My artistic practice is largely informed by my experiences as a second generation Cambodian. Our parents and their peers suffer from undiagnosed PTSD as war children, which had a detrimental effect in our homes growing up. Experiencing loss and displacement in my child- and adulthood broke my heart completely, but also set it wide open: I learned to express compassion for others early on, and understood the power of creating space for voices unheard. Today I am especially moved by airing (hi)stories that are painful, complex and decolonial, because I believe reckoning with them will set everyone free.
My work takes on a myriad of forms: performance, installation and writing mainly. However, I’ve expressed myself through different skill sets throughout my artistic career, such as DJing, coding, community building, painting, drawing and sculpting. My work has been described as intimate, meticulous and inherently social.
“Tol excels at unfolding the link between political and spiritual forms of reckoning. In her paintings, writing, and public projects she draws on her own experience — both of Cambodian tradition, and urban life, in Rotterdam, and London — to provide a profound understanding of what it means for cultures to exist „in the wake“ (as political theorist Christina Sharpe puts it) of tremendous violence caused by imperial expansion, and post-colonial displacement.
Tol vividly demonstrates in her art and writing how „keeping the wake“ can be a practice where communal mourning goes hand in hand with vivacious community building, and how young urban cultures may tap into old spiritual knowledge to acknowledge pain and loss, while seeking a future, and dignity in life.”
Jan Verwoert. Prof. of Art & Theory, writer & critic.
Samboleap Tol (1990) is focused on creating space for herself to be semi-public about her personal socio-historical and political grievances and expressing ways for reckoned closure - with her peers as her primary witnesses.

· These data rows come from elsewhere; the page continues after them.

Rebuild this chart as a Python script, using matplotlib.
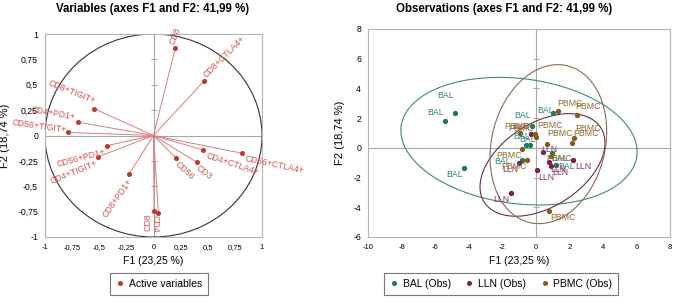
import matplotlib
matplotlib.use("Agg")
import matplotlib.pyplot as plt
from matplotlib.patches import Ellipse, Circle
from matplotlib.lines import Line2D
import numpy as np

plt.rcParams['font.family'] = ['Liberation Sans', 'DejaVu Sans']

# ---------------- data: variables (correlation circle) ----------------
var_names = ["CD8", "CD8+CTLA4+", "CD8+TIGIT+", "CD4+PD1+", "CD56+TIGIT+",
             "CD56+PD1+", "CD4+TIGIT+", "CD8+PD1+", "CD56", "CD3",
             "CD4+CTLA4+", "CD56+CTLA4+", "CD4", "CD8"]
var_f1 = [0.20, 0.465, -0.545, -0.70, -0.785, -0.43, -0.51, -0.226, 0.21, 0.40,
          0.46, 0.815, 0.045, 0.005]
var_f2 = [0.86, 0.537, 0.264, 0.133, 0.03, -0.10, -0.21, -0.38, -0.225, -0.264,
          -0.143, -0.175, -0.767, -0.74]

# ---------------- data: observations ----------------
bal_f1 = [-5.40, -4.83, -4.29, -0.20, 1.03, -0.56, -0.32, -0.80, 0.95, 1.23]
bal_f2 = [1.84, 2.33, -1.37, 1.48, 2.33, 0.16, 0.16, -0.85, -0.36, -1.14]
lln_f1 = [-1.45, 0.10, 2.22, 0.80, 0.90, -1.01, -0.26, 0.44]
lln_f2 = [-3.05, -1.52, -0.85, -0.96, -1.21, -0.99, 0.92, -0.29]
pbmc_f1 = [1.33, 2.48, 2.28, 2.16, 0.00, 0.64, -0.95, -0.80, -0.50, 0.80, 0.93, -0.06]
pbmc_f2 = [2.49, 2.20, 0.69, 0.36, 0.76, 0.27, 0.99, -0.09, -0.85, -4.22, -0.58, 0.92]

# confidence ellipses: center x, center y, width, height, angle
ell_bal = (-1.0, 0.45, 14.2, 8.4, -9)
ell_lln = (0.4, -1.15, 8.6, 5.4, 40)
ell_pbmc = (0.75, 0.25, 10.8, 6.8, 80)

title_left = "Variables (axes F1 and F2: 41,99 %)"
title_right = "Observations (axes F1 and F2: 41,99 %)"
xlab = "F1 (23,25 %)"
ylab = "F2 (18,74 %)"

# ---------------- styles ----------------
red_line = "#e07b7b"
red_pt = "#c0392b"
red_txt = "#d9534f"
c_bal, c_lln, c_pbmc = "#1f7a5c", "#7a1f4e", "#8a5a1c"
t_bal, t_lln, t_pbmc = "#2f8a70", "#8e2f68", "#8f6a2a"
e_bal, e_lln, e_pbmc = "#3f8a7c", "#6a2d4c", "#8c6a4c"
grid_c = "#a8a8a8"

# label placement for variables: (dx pts, dy pts, rotation, ha, va)
var_lab = [(1, 2, 70, 'left', 'bottom'),
           (3, 1, 45, 'left', 'bottom'),
           (-1, 2, -22, 'right', 'bottom'),
           (-2, 0.5, -10, 'right', 'bottom'),
           (-2, -1.5, -8, 'right', 'bottom'),
           (-2, -1, 15, 'right', 'top'),
           (-2, -1, 22, 'right', 'top'),
           (-2, -2, 55, 'right', 'top'),
           (2, -1, -42, 'left', 'top'),
           (2, -1, -38, 'left', 'top'),
           (3, -1, -18, 'left', 'top'),
           (3, -1, -12, 'left', 'top'),
           (1, -1, -90, 'left', 'top'),
           (-1, -2, 90, 'right', 'bottom')]

fig = plt.figure(figsize=(6.76, 3.08), dpi=100)
W, H = 676, 308

def ax_rect(x0, x1, y0, y1):
    return [x0 / W, 1 - y1 / H, (x1 - x0) / W, (y1 - y0) / H]

# ================= left plot =================
ax1 = fig.add_axes(ax_rect(45, 262, 34, 237))
ax1.set_xlim(-1, 1)
ax1.set_ylim(-1, 1)
ax1.axhline(0, color=grid_c, lw=0.8, zorder=1)
ax1.axvline(0, color=grid_c, lw=0.8, zorder=1)
yt1 = [1, 0.75, 0.5, 0.25, 0, -0.25, -0.5, -0.75, -1]
ax1.plot([0] * len(yt1), yt1, ls='none', marker='_', ms=5, color=grid_c, mew=0.8, zorder=1)
ax1.add_patch(Circle((0, 0), 1, fill=False, ec="#333333", lw=0.8, zorder=2))
for x, y in zip(var_f1, var_f2):
    ax1.plot([0, x], [0, y], color=red_line, lw=0.7, zorder=3)
ax1.plot(var_f1, var_f2, ls='none', marker='o', ms=2.6, color=red_pt, zorder=4)
for name, x, y, (dx, dy, rot, ha, va) in zip(var_names, var_f1, var_f2, var_lab):
    ax1.annotate(name, (x, y), xytext=(dx, dy), textcoords='offset points',
                 rotation=rot, rotation_mode='anchor', ha=ha, va=va,
                 fontsize=6.3, color=red_txt, zorder=5, annotation_clip=False)

def fmt_c(v):
    return ('%g' % v).replace('.', ',')

xt1 = [-1, -0.75, -0.5, -0.25, 0, 0.25, 0.5, 0.75, 1]
ax1.set_xticks(xt1)
ax1.set_xticklabels([fmt_c(v) for v in xt1], fontsize=5.5)
ax1.set_yticks(yt1)
ax1.set_yticklabels([fmt_c(v) for v in yt1], fontsize=6.3)
ax1.tick_params(length=0, pad=5)
for s in ax1.spines.values():
    s.set_color("#b5b5b5")
    s.set_linewidth(0.8)
ax1.set_xlabel(xlab, fontsize=7.5, labelpad=4)
ax1.set_ylabel(ylab, fontsize=8, labelpad=6)
fig.text(153 / W, 1 - 9 / H, title_left, ha='center', va='center',
         fontsize=8.3, fontweight='bold')

# ================= right plot =================
ax2 = fig.add_axes(ax_rect(368, 670, 29, 237))
ax2.set_xlim(-10, 8)
ax2.set_ylim(-6, 8)
ax2.axhline(0, color=grid_c, lw=0.8, zorder=1)
ax2.axvline(0, color=grid_c, lw=0.8, zorder=1)
yt2 = [8, 6, 4, 2, 0, -2, -4, -6]
ax2.plot([0] * len(yt2), yt2, ls='none', marker='_', ms=5, color=grid_c, mew=0.8, zorder=1)

for (cx, cy, w, h, a), ec in [(ell_bal, e_bal), (ell_lln, e_lln), (ell_pbmc, e_pbmc)]:
    ax2.add_patch(Ellipse((cx, cy), w, h, angle=a, fill=False, ec=ec, lw=0.8, zorder=2))

# label offsets (pixels) per point
bal_off = [(-10, 8), (-9, 18), (-9, -6), (-10, 10), (-7, 3), (-5, 9), (-3, 6), (-20, -1), (8, -5), (10, -2)]
lln_off = [(-10, -6), (9, -7), (10, -6), (11, -10), (7, -4), (-9, -7), (-10, 8), (6, 3)]
pbmc_off = [(12, 7), (11, 9), (14, 9), (14, 9), (14, 11), (13, 10), (-3, 7), (-13, -6),
            (-13, -6), (14, -7), (8, -2), (-14, 6)]

groups = [(bal_f1, bal_f2, "BAL", c_bal, t_bal, bal_off),
          (lln_f1, lln_f2, "LLN", c_lln, t_lln, lln_off),
          (pbmc_f1, pbmc_f2, "PBMC", c_pbmc, t_pbmc, pbmc_off)]
for xs, ys, name, cp, ct, offs in groups:
    ax2.plot(xs, ys, ls='none', marker='o', ms=2.8, color=cp, zorder=4)
    for x, y, (dx, dy) in zip(xs, ys, offs):
        ax2.annotate(name, (x, y), xytext=(dx * 0.72, dy * 0.72), textcoords='offset points',
                     ha='center', va='center', fontsize=6.3, color=ct, zorder=5)

xt2 = list(range(-10, 9, 2))
ax2.set_xticks(xt2)
ax2.set_xticklabels([str(v) for v in xt2], fontsize=5.5)
ax2.set_yticks(yt2)
ax2.set_yticklabels([str(v) for v in yt2], fontsize=6.3)
ax2.tick_params(length=0, pad=5)
for s in ax2.spines.values():
    s.set_color("#b5b5b5")
    s.set_linewidth(0.8)
ax2.set_xlabel(xlab, fontsize=7.5, labelpad=4)
ax2.set_ylabel(ylab, fontsize=8, labelpad=6)
fig.text(504 / W, 1 - 9 / H, title_right, ha='center', va='center',
         fontsize=8.3, fontweight='bold')

# ================= legends =================
h1 = [Line2D([], [], ls='none', marker='o', ms=2.6, color=red_pt)]
fig.legend(h1, ["Active variables"], loc='center', bbox_to_anchor=(159 / W, 1 - 284 / H),
           fontsize=7.5, frameon=True, fancybox=False, edgecolor="#555555",
           handlelength=0.8, handletextpad=0.4, borderpad=0.55)
h2 = [Line2D([], [], ls='none', marker='o', ms=2.6, color=c) for c in (c_bal, c_lln, c_pbmc)]
fig.legend(h2, ["BAL (Obs)", "LLN (Obs)", "PBMC (Obs)"], loc='center',
           bbox_to_anchor=(501 / W, 1 - 284 / H), ncol=3,
           fontsize=7.5, frameon=True, fancybox=False, edgecolor="#555555",
           handlelength=0.8, handletextpad=0.4, columnspacing=1.4, borderpad=0.55)
for lg in fig.legends:
    lg.get_frame().set_linewidth(0.8)

fig.savefig("out.png", dpi=100)
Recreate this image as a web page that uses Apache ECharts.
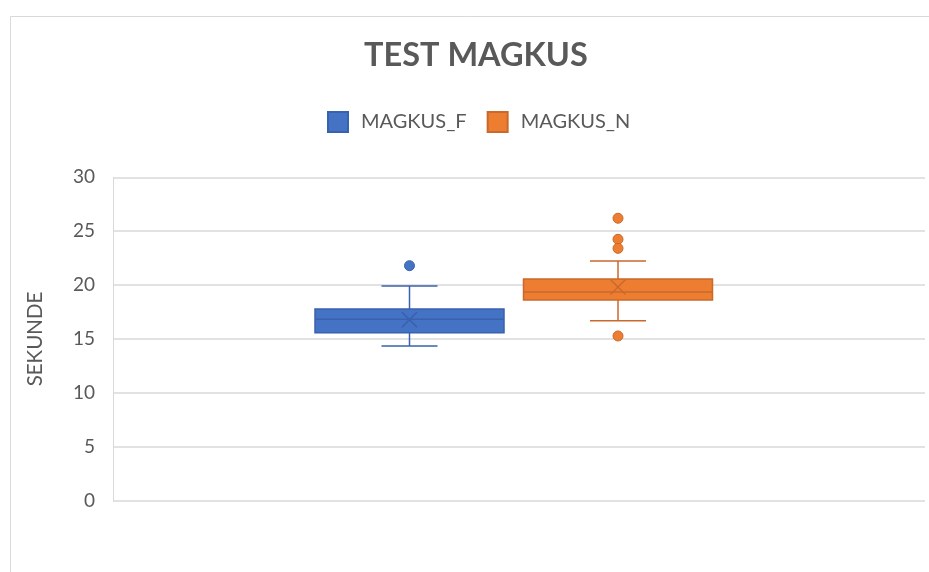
<!DOCTYPE html>
<html>
<head>
<meta charset="utf-8">
<script src="https://cdn.jsdelivr.net/npm/echarts@6/dist/echarts.min.js"></script>
<style>
  html, body { margin: 0; padding: 0; background: #fff; }
  #main { width: 929px; height: 572px; }
</style>
</head>
<body>
<div id="main"></div>
<script>
// data
var categories = ['MAGKUS_F', 'MAGKUS_N'];
// [min, q1, median, q3, max, mean]
var boxF = [14.35, 15.58, 16.83, 17.78, 19.92, 16.8];
var boxN = [16.70, 18.62, 19.36, 20.57, 22.24, 19.82];
var outliersF = [21.8];
var outliersN = [26.2, 24.25, 23.41, 15.28];
var yTicks = [0, 30, 5]; // min, max, interval

var FONT = 'Lato, "Open Sans", sans-serif';
var GRAY = '#595959';
var LINE = '#d9d9d9';

var colF = { fill: '#4472c4', stroke: '#3862ad' };
var colN = { fill: '#ed7d31', stroke: '#c9692b' };

// box drawn on the hidden grid's scales
function boxRenderer(col) {
    return function (params, api) {
        var x = api.value(0);
        var pMin = api.coord([x, api.value(1)]);
        var pQ1 = api.coord([x, api.value(2)]);
        var pMed = api.coord([x, api.value(3)]);
        var pQ3 = api.coord([x, api.value(4)]);
        var pMax = api.coord([x, api.value(5)]);
        var pMean = api.coord([x, api.value(6)]);
        var cx = pMed[0];
        var half = 94.5, cap = 28, xs = 7.5;
        var ls = { stroke: col.stroke, lineWidth: 1.5 };
        return {
            type: 'group',
            children: [
                { type: 'line', shape: { x1: cx, y1: pQ3[1], x2: cx, y2: pMax[1] }, style: ls },
                { type: 'line', shape: { x1: cx, y1: pQ1[1], x2: cx, y2: pMin[1] }, style: ls },
                { type: 'line', shape: { x1: cx - cap, y1: pMax[1], x2: cx + cap, y2: pMax[1] }, style: ls },
                { type: 'line', shape: { x1: cx - cap, y1: pMin[1], x2: cx + cap, y2: pMin[1] }, style: ls },
                { type: 'rect', shape: { x: cx - half, y: pQ3[1], width: half * 2, height: pQ1[1] - pQ3[1] },
                  style: { fill: col.fill, stroke: col.stroke, lineWidth: 1.5 } },
                { type: 'line', shape: { x1: cx - half, y1: pMed[1], x2: cx + half, y2: pMed[1] }, style: ls },
                { type: 'line', shape: { x1: cx - xs, y1: pMean[1] - xs, x2: cx + xs, y2: pMean[1] + xs }, style: ls },
                { type: 'line', shape: { x1: cx + xs, y1: pMean[1] - xs, x2: cx - xs, y2: pMean[1] + xs }, style: ls }
            ]
        };
    };
}

function outlierData(idx, list) {
    var out = [];
    for (var i = 0; i < list.length; i++) {
        out.push([idx, list[i]]);
    }
    return out;
}

var chart = echarts.init(document.getElementById('main'));
chart.setOption({
    animation: false,
    backgroundColor: '#fff',
    graphic: [{
        type: 'rect',
        shape: { x: 10.5, y: 16.5, width: 1000, height: 1000 },
        style: { fill: 'none', stroke: LINE, lineWidth: 1 },
        z: -1
    }],
    title: {
        text: 'TEST MAGKUS',
        left: 359,
        top: 34,
        textStyle: { fontFamily: FONT, fontSize: 32.5, fontWeight: 'bold', color: GRAY }
    },
    legend: {
        data: categories,
        left: 327,
        top: 111,
        padding: 0,
        icon: 'rect',
        itemWidth: 20,
        itemHeight: 20,
        itemGap: 20,
        textStyle: { fontFamily: FONT, fontSize: 20, color: GRAY, padding: [0, 0, 0, 8] }
    },
    grid: [
        { left: 113, right: 4, top: 177.3, bottom: 71.3 },
        { left: 305.25, width: 417, top: 177.3, bottom: 71.3 }
    ],
    xAxis: [
        { type: 'category', gridIndex: 0, data: [''], show: false },
        { type: 'category', gridIndex: 1, data: categories, show: false }
    ],
    yAxis: [
        {
            type: 'value', gridIndex: 0,
            min: yTicks[0], max: yTicks[1], interval: yTicks[2],
            name: 'SEKUNDE',
            nameLocation: 'middle',
            nameRotate: 90,
            nameGap: 67,
            nameTextStyle: { fontFamily: FONT, fontSize: 20.5, color: GRAY },
            axisLine: { show: true, lineStyle: { color: LINE } },
            axisTick: { show: false },
            axisLabel: { fontFamily: FONT, fontSize: 19, color: GRAY, margin: 18 },
            splitLine: { lineStyle: { color: LINE, width: 1.5 } }
        },
        {
            type: 'value', gridIndex: 1,
            min: yTicks[0], max: yTicks[1], interval: yTicks[2],
            show: false, splitLine: { show: false }
        }
    ],
    series: [
        {
            name: 'MAGKUS_F', type: 'custom', xAxisIndex: 1, yAxisIndex: 1,
            itemStyle: { color: colF.fill, borderColor: colF.stroke, borderWidth: 1 },
            renderItem: boxRenderer(colF),
            data: [[0].concat(boxF)]
        },
        {
            name: 'MAGKUS_N', type: 'custom', xAxisIndex: 1, yAxisIndex: 1,
            itemStyle: { color: colN.fill, borderColor: colN.stroke, borderWidth: 1 },
            renderItem: boxRenderer(colN),
            data: [[1].concat(boxN)]
        },
        {
            name: 'MAGKUS_F', type: 'scatter', xAxisIndex: 1, yAxisIndex: 1,
            symbolSize: 10,
            itemStyle: { color: colF.fill, borderColor: colF.stroke, borderWidth: 1, opacity: 1 },
            data: outlierData(0, outliersF)
        },
        {
            name: 'MAGKUS_N', type: 'scatter', xAxisIndex: 1, yAxisIndex: 1,
            symbolSize: 10,
            itemStyle: { color: colN.fill, borderColor: colN.stroke, borderWidth: 1, opacity: 1 },
            data: outlierData(1, outliersN)
        }
    ]
});
</script>
</body>
</html>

Her practice of reckoning is derived from her ongoing investigations into Theravadin Buddhist traditions and Indiginist Khmer animist practices as well as her conversations with her peers and their respective religious practices.
In line with her Khmer arts lineage, she tries to make sense of her different sets of investigations through performance and storytelling, using music and drawings, and hopes that anyone listening recognizes she is telling tales of willpower, faith and dignity.
Samboleap Tol (1990) is based in Rotterdam and London. She is a research associate at The Research Centre for Transnational Art, Identity and Nation (TrAIN), University of Arts London and a recent graduate of the Piet Zwart Institute, where she graduated Summa Cum Laude. In January 2023, she won the Piet Zwart Institute's Masters Research Awards.
She has exhibited across London, including Tate Modern and South London Gallery, and has given artist talks at Camberwell University of the Arts, Framer Framed, South London Gallery and more.
She studied Fine Arts at Sint Lucas School of Arts and Design (Antwerp) and Central Saint Martins, and also has a degree in Media from the Erasmus University Rotterdam and University of Sydney.
She will be a resident at the Cemeti Institute for Arts and Society in Yogyakarta Indonesia from 1st of April until 30 of June 2023.